# [What is required]
Return the listing below verbatim. Pictures do not belong in the copy.

— Start Data —

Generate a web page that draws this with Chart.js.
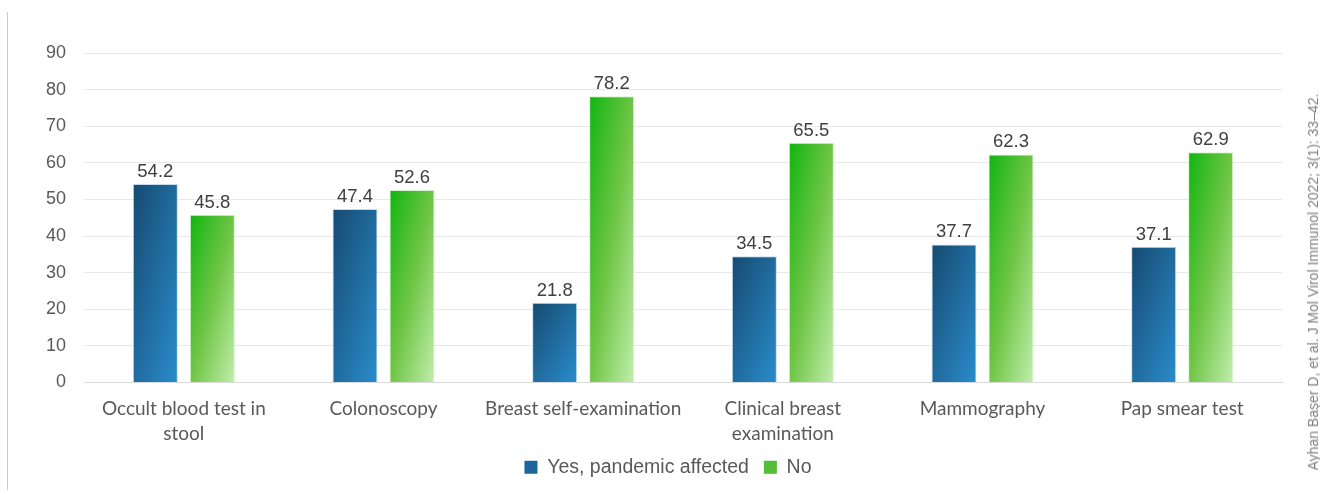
<!DOCTYPE html>
<html>
<head>
<meta charset="utf-8">
<script src="https://cdn.jsdelivr.net/npm/chart.js@4.4.1/dist/chart.umd.min.js"></script>
<style>
  html, body { margin: 0; padding: 0; background: #fff; }
  #wrap { position: relative; width: 1320px; height: 495px; overflow: hidden; }
  #wrap canvas { position: absolute; left: 0; top: 0; }
  #leftLine { position: absolute; left: 7px; top: 12px; width: 1px; height: 478px; background: #c8ccd0; }
  #source {
    position: absolute; left: 1313px; top: 282px;
    transform: translate(-50%, -50%) rotate(-90deg);
    white-space: nowrap; font-family: 'Liberation Sans', Arial, sans-serif;
    font-size: 14px; color: #808080;
  }
</style>
</head>
<body>
<div id="wrap">
  <div id="leftLine"></div>
  <canvas id="myChart" width="1320" height="495"></canvas>
  <div id="source">Ayhan Başer D, et al. J Mol Virol Immunol 2022; 3(1): 33–42.</div>
</div>
<script>
// chart data
var categories = [
    ['Occult blood test in', 'stool'],
    'Colonoscopy',
    'Breast self-examination',
    ['Clinical breast', 'examination'],
    'Mammography',
    'Pap smear test'
];
var yesValues = [54.2, 47.4, 21.8, 34.5, 37.7, 37.1];
var noValues = [45.8, 52.6, 78.2, 65.5, 62.3, 62.9];
var seriesNames = ['Yes, pandemic affected', 'No'];
var yTicks = [0, 10, 20, 30, 40, 50, 60, 70, 80, 90];
var legendColors = ['#1d669c', '#52bd35'];

// gradient per bar, dark corner top-left -> light corner bottom-right
function barGradient(stops, solid) {
    return function(ctx) {
        if (ctx.type !== 'data') return solid;
        var chart = ctx.chart;
        var xs = chart.scales.x, ys = chart.scales.y;
        if (!xs || !ys || !chart.chartArea) return solid;
        var slot = xs.width / categories.length;
        var bw = slot * 0.571 * 0.79 / 2;
        var off = (ctx.datasetIndex === 0 ? -1 : 1) * slot * 0.571 / 4;
        var cx = xs.getPixelForValue(ctx.dataIndex) + off;
        var left = cx - bw / 2, w = bw;
        var top = ys.getPixelForValue(ctx.raw), h = ys.getPixelForValue(0) - top;
        var k = 2 * w * h / (h * h + w * w);
        var g = chart.ctx.createLinearGradient(left, top, left + h * k, top + w * k);
        stops.forEach(function(s) { g.addColorStop(s[0], s[1]); });
        return g;
    };
}

var valueLabels = {
    id: 'valueLabels',
    afterDatasetsDraw: function(chart) {
        var c = chart.ctx;
        c.save();
        c.font = '18.5px "Liberation Sans", Arial, sans-serif';
        c.fillStyle = '#404040';
        c.textAlign = 'center';
        c.textBaseline = 'bottom';
        chart.data.datasets.forEach(function(ds, i) {
            chart.getDatasetMeta(i).data.forEach(function(bar, j) {
                c.fillText(ds.data[j].toFixed(1), bar.x, bar.y - 3);
            });
        });
        c.restore();
    }
};

// legend is centred under the plot area, not the whole canvas
var legendShift = {
    id: 'legendShift',
    afterLayout: function(chart) {
        if (chart.legend) chart.legend.left = 54;
    }
};

var ctx = document.getElementById('myChart').getContext('2d');
var chart = new Chart(ctx, {
    type: 'bar',
    data: {
        labels: categories,
        datasets: [{
            label: seriesNames[0],
            data: yesValues,
            backgroundColor: barGradient([[0, '#164a70'], [1, '#2a8ccc']], legendColors[0]),
            borderColor: 'rgba(170,205,230,0.7)',
            borderWidth: 1
        }, {
            label: seriesNames[1],
            data: noValues,
            backgroundColor: barGradient([[0, '#10b510'], [0.5, '#6fc545'], [1, '#c2eeae']], legendColors[1]),
            borderColor: 'rgba(200,240,185,0.7)',
            borderWidth: 1
        }]
    },
    options: {
        responsive: false,
        animation: false,
        categoryPercentage: 0.571,
        barPercentage: 0.79,
        layout: { padding: { left: 0, right: 38, top: 53, bottom: 8 } },
        plugins: {
            tooltip: { enabled: false },
            legend: {
                position: 'bottom',
                labels: {
                    boxWidth: 13, boxHeight: 13,
                    color: '#595959',
                    padding: 15,
                    font: { family: '"Liberation Sans", Arial, sans-serif', size: 19.5 },
                    generateLabels: function(chart) {
                        return chart.data.datasets.map(function(ds, i) {
                            return {
                                text: ds.label,
                                fillStyle: legendColors[i],
                                strokeStyle: legendColors[i],
                                lineWidth: 0,
                                fontColor: '#595959',
                                datasetIndex: i,
                                hidden: false
                            };
                        });
                    }
                }
            }
        },
        scales: {
            x: {
                grid: { display: false },
                border: { color: '#d9d9d9' },
                ticks: {
                    color: '#595959',
                    padding: 6,
                    maxRotation: 0,
                    autoSkip: false,
                    font: { family: 'Lato, "Open Sans", sans-serif', size: 19, lineHeight: 1.3 }
                },
                afterFit: function(s) { s.height = 60; }
            },
            y: {
                min: 0, max: 90,
                afterBuildTicks: function(s) { s.ticks = yTicks.map(function(v) { return { value: v }; }); },
                grid: { color: '#e8e8e8', drawTicks: false },
                border: { display: false },
                ticks: {
                    color: '#595959',
                    padding: 18,
                    font: { family: '"Liberation Sans", Arial, sans-serif', size: 18 }
                },
                afterFit: function(s) { s.width = 84; }
            }
        }
    },
    plugins: [valueLabels, legendShift]
});
</script>
</body>
</html>
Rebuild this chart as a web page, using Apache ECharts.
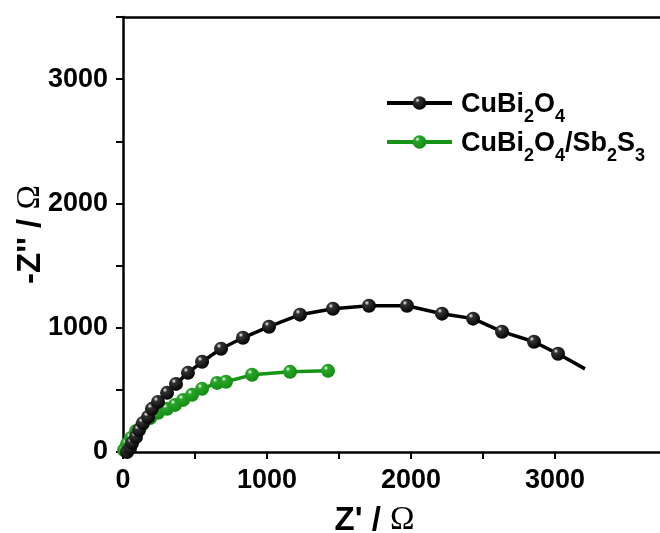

— End Data —

# [Task output]
Generate a web page that draws this with Chart.js.
<!DOCTYPE html>
<html>
<head>
<meta charset="utf-8">
<script src="https://cdn.jsdelivr.net/npm/chart.js@4.4.1/dist/chart.umd.min.js"></script>
<style>
  html, body { margin: 0; padding: 0; background: #fff; }
  #wrap { position: relative; width: 1320px; height: 495px; overflow: hidden; }
  #wrap canvas { position: absolute; left: 0; top: 0; }
  #leftLine { position: absolute; left: 7px; top: 12px; width: 1px; height: 478px; background: #c8ccd0; }
  #source {
    position: absolute; left: 1313px; top: 282px;
    transform: translate(-50%, -50%) rotate(-90deg);
    white-space: nowrap; font-family: 'Liberation Sans', Arial, sans-serif;
    font-size: 14px; color: #808080;
  }
</style>
</head>
<body>
<div id="wrap">
  <div id="leftLine"></div>
  <canvas id="myChart" width="1320" height="495"></canvas>
  <div id="source">Ayhan Başer D, et al. J Mol Virol Immunol 2022; 3(1): 33–42.</div>
</div>
<script>
// chart data
var categories = [
    ['Occult blood test in', 'stool'],
    'Colonoscopy',
    'Breast self-examination',
    ['Clinical breast', 'examination'],
    'Mammography',
    'Pap smear test'
];
var yesValues = [54.2, 47.4, 21.8, 34.5, 37.7, 37.1];
var noValues = [45.8, 52.6, 78.2, 65.5, 62.3, 62.9];
var seriesNames = ['Yes, pandemic affected', 'No'];
var yTicks = [0, 10, 20, 30, 40, 50, 60, 70, 80, 90];
var legendColors = ['#1d669c', '#52bd35'];

// gradient per bar, dark corner top-left -> light corner bottom-right
function barGradient(stops, solid) {
    return function(ctx) {
        if (ctx.type !== 'data') return solid;
        var chart = ctx.chart;
        var xs = chart.scales.x, ys = chart.scales.y;
        if (!xs || !ys || !chart.chartArea) return solid;
        var slot = xs.width / categories.length;
        var bw = slot * 0.571 * 0.79 / 2;
        var off = (ctx.datasetIndex === 0 ? -1 : 1) * slot * 0.571 / 4;
        var cx = xs.getPixelForValue(ctx.dataIndex) + off;
        var left = cx - bw / 2, w = bw;
        var top = ys.getPixelForValue(ctx.raw), h = ys.getPixelForValue(0) - top;
        var k = 2 * w * h / (h * h + w * w);
        var g = chart.ctx.createLinearGradient(left, top, left + h * k, top + w * k);
        stops.forEach(function(s) { g.addColorStop(s[0], s[1]); });
        return g;
    };
}

var valueLabels = {
    id: 'valueLabels',
    afterDatasetsDraw: function(chart) {
        var c = chart.ctx;
        c.save();
        c.font = '18.5px "Liberation Sans", Arial, sans-serif';
        c.fillStyle = '#404040';
        c.textAlign = 'center';
        c.textBaseline = 'bottom';
        chart.data.datasets.forEach(function(ds, i) {
            chart.getDatasetMeta(i).data.forEach(function(bar, j) {
                c.fillText(ds.data[j].toFixed(1), bar.x, bar.y - 3);
            });
        });
        c.restore();
    }
};

// legend is centred under the plot area, not the whole canvas
var legendShift = {
    id: 'legendShift',
    afterLayout: function(chart) {
        if (chart.legend) chart.legend.left = 54;
    }
};

var ctx = document.getElementById('myChart').getContext('2d');
var chart = new Chart(ctx, {
    type: 'bar',
    data: {
        labels: categories,
        datasets: [{
            label: seriesNames[0],
            data: yesValues,
            backgroundColor: barGradient([[0, '#164a70'], [1, '#2a8ccc']], legendColors[0]),
            borderColor: 'rgba(170,205,230,0.7)',
            borderWidth: 1
        }, {
            label: seriesNames[1],
            data: noValues,
            backgroundColor: barGradient([[0, '#10b510'], [0.5, '#6fc545'], [1, '#c2eeae']], legendColors[1]),
            borderColor: 'rgba(200,240,185,0.7)',
            borderWidth: 1
        }]
    },
    options: {
        responsive: false,
        animation: false,
        categoryPercentage: 0.571,
        barPercentage: 0.79,
        layout: { padding: { left: 0, right: 38, top: 53, bottom: 8 } },
        plugins: {
            tooltip: { enabled: false },
            legend: {
                position: 'bottom',
                labels: {
                    boxWidth: 13, boxHeight: 13,
                    color: '#595959',
                    padding: 15,
                    font: { family: '"Liberation Sans", Arial, sans-serif', size: 19.5 },
                    generateLabels: function(chart) {
                        return chart.data.datasets.map(function(ds, i) {
                            return {
                                text: ds.label,
                                fillStyle: legendColors[i],
                                strokeStyle: legendColors[i],
                                lineWidth: 0,
                                fontColor: '#595959',
                                datasetIndex: i,
                                hidden: false
                            };
                        });
                    }
                }
            }
        },
        scales: {
            x: {
                grid: { display: false },
                border: { color: '#d9d9d9' },
                ticks: {
                    color: '#595959',
                    padding: 6,
                    maxRotation: 0,
                    autoSkip: false,
                    font: { family: 'Lato, "Open Sans", sans-serif', size: 19, lineHeight: 1.3 }
                },
                afterFit: function(s) { s.height = 60; }
            },
            y: {
                min: 0, max: 90,
                afterBuildTicks: function(s) { s.ticks = yTicks.map(function(v) { return { value: v }; }); },
                grid: { color: '#e8e8e8', drawTicks: false },
                border: { display: false },
                ticks: {
                    color: '#595959',
                    padding: 18,
                    font: { family: '"Liberation Sans", Arial, sans-serif', size: 18 }
                },
                afterFit: function(s) { s.width = 84; }
            }
        }
    },
    plugins: [valueLabels, legendShift]
});
</script>
</body>
</html>
Rebuild this chart as a web page, using Apache ECharts.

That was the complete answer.